Given data
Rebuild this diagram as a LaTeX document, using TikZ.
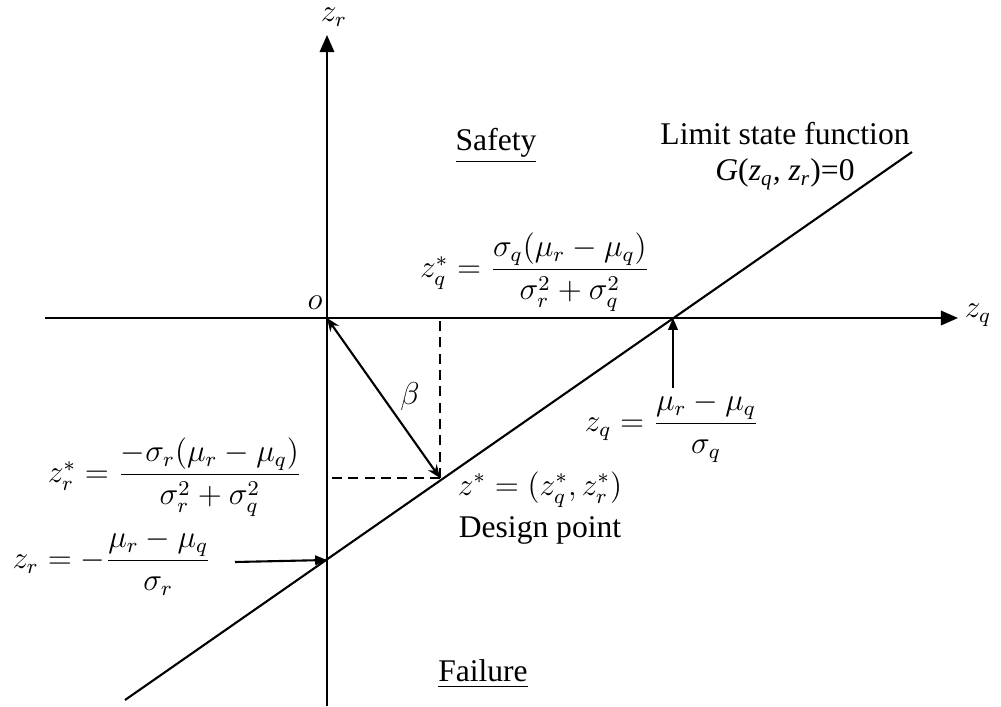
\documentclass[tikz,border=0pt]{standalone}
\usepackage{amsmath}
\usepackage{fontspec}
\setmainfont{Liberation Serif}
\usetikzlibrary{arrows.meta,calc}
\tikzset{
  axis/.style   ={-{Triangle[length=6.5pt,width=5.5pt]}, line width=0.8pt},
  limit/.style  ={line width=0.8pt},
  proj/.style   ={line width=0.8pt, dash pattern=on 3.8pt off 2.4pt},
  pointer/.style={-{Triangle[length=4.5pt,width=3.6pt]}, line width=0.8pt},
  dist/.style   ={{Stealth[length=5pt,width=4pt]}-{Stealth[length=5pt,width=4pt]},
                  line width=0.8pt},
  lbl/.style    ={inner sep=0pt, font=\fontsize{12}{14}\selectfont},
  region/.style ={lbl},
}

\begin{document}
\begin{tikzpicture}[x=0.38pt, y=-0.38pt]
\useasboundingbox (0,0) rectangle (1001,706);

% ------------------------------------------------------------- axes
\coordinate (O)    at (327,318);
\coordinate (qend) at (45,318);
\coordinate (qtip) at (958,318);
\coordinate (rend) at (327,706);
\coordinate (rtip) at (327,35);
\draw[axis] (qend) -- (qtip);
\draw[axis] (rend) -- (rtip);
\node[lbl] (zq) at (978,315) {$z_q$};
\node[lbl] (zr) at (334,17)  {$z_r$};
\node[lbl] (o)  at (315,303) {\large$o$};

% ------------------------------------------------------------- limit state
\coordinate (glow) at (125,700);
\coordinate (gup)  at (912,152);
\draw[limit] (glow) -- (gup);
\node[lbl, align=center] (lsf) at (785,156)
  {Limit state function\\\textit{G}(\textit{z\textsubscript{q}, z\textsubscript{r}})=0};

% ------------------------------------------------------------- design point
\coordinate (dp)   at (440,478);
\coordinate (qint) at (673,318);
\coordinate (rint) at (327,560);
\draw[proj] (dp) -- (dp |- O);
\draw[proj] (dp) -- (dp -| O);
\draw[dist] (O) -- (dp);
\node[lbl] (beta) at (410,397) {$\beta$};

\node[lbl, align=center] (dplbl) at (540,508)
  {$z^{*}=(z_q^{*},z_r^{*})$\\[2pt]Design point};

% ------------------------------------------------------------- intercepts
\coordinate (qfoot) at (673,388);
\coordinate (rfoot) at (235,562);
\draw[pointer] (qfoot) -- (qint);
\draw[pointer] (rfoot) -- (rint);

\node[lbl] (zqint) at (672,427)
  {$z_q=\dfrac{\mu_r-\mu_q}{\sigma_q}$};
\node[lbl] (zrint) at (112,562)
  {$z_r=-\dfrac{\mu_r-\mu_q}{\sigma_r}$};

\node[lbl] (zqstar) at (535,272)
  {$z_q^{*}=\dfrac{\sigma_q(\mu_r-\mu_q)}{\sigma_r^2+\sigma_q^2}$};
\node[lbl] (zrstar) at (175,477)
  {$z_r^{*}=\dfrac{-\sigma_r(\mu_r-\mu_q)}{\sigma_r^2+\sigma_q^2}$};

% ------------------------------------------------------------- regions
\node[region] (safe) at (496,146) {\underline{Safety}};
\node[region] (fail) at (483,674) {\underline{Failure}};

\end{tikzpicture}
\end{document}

Do this
Omit every picture while copying the listing above exactly.

Response to the task
Rebuild this diagram as a LaTeX document, using TikZ.
\documentclass[tikz,border=0pt]{standalone}
\usepackage{amsmath}
\usepackage{fontspec}
\setmainfont{Liberation Serif}
\usetikzlibrary{arrows.meta,calc}
\tikzset{
  axis/.style   ={-{Triangle[length=6.5pt,width=5.5pt]}, line width=0.8pt},
  limit/.style  ={line width=0.8pt},
  proj/.style   ={line width=0.8pt, dash pattern=on 3.8pt off 2.4pt},
  pointer/.style={-{Triangle[length=4.5pt,width=3.6pt]}, line width=0.8pt},
  dist/.style   ={{Stealth[length=5pt,width=4pt]}-{Stealth[length=5pt,width=4pt]},
                  line width=0.8pt},
  lbl/.style    ={inner sep=0pt, font=\fontsize{12}{14}\selectfont},
  region/.style ={lbl},
}

\begin{document}
\begin{tikzpicture}[x=0.38pt, y=-0.38pt]
\useasboundingbox (0,0) rectangle (1001,706);

% ------------------------------------------------------------- axes
\coordinate (O)    at (327,318);
\coordinate (qend) at (45,318);
\coordinate (qtip) at (958,318);
\coordinate (rend) at (327,706);
\coordinate (rtip) at (327,35);
\draw[axis] (qend) -- (qtip);
\draw[axis] (rend) -- (rtip);
\node[lbl] (zq) at (978,315) {$z_q$};
\node[lbl] (zr) at (334,17)  {$z_r$};
\node[lbl] (o)  at (315,303) {\large$o$};

% ------------------------------------------------------------- limit state
\coordinate (glow) at (125,700);
\coordinate (gup)  at (912,152);
\draw[limit] (glow) -- (gup);
\node[lbl, align=center] (lsf) at (785,156)
  {Limit state function\\\textit{G}(\textit{z\textsubscript{q}, z\textsubscript{r}})=0};

% ------------------------------------------------------------- design point
\coordinate (dp)   at (440,478);
\coordinate (qint) at (673,318);
\coordinate (rint) at (327,560);
\draw[proj] (dp) -- (dp |- O);
\draw[proj] (dp) -- (dp -| O);
\draw[dist] (O) -- (dp);
\node[lbl] (beta) at (410,397) {$\beta$};

\node[lbl, align=center] (dplbl) at (540,508)
  {$z^{*}=(z_q^{*},z_r^{*})$\\[2pt]Design point};

% ------------------------------------------------------------- intercepts
\coordinate (qfoot) at (673,388);
\coordinate (rfoot) at (235,562);
\draw[pointer] (qfoot) -- (qint);
\draw[pointer] (rfoot) -- (rint);

\node[lbl] (zqint) at (672,427)
  {$z_q=\dfrac{\mu_r-\mu_q}{\sigma_q}$};
\node[lbl] (zrint) at (112,562)
  {$z_r=-\dfrac{\mu_r-\mu_q}{\sigma_r}$};

\node[lbl] (zqstar) at (535,272)
  {$z_q^{*}=\dfrac{\sigma_q(\mu_r-\mu_q)}{\sigma_r^2+\sigma_q^2}$};
\node[lbl] (zrstar) at (175,477)
  {$z_r^{*}=\dfrac{-\sigma_r(\mu_r-\mu_q)}{\sigma_r^2+\sigma_q^2}$};

% ------------------------------------------------------------- regions
\node[region] (safe) at (496,146) {\underline{Safety}};
\node[region] (fail) at (483,674) {\underline{Failure}};

\end{tikzpicture}
\end{document}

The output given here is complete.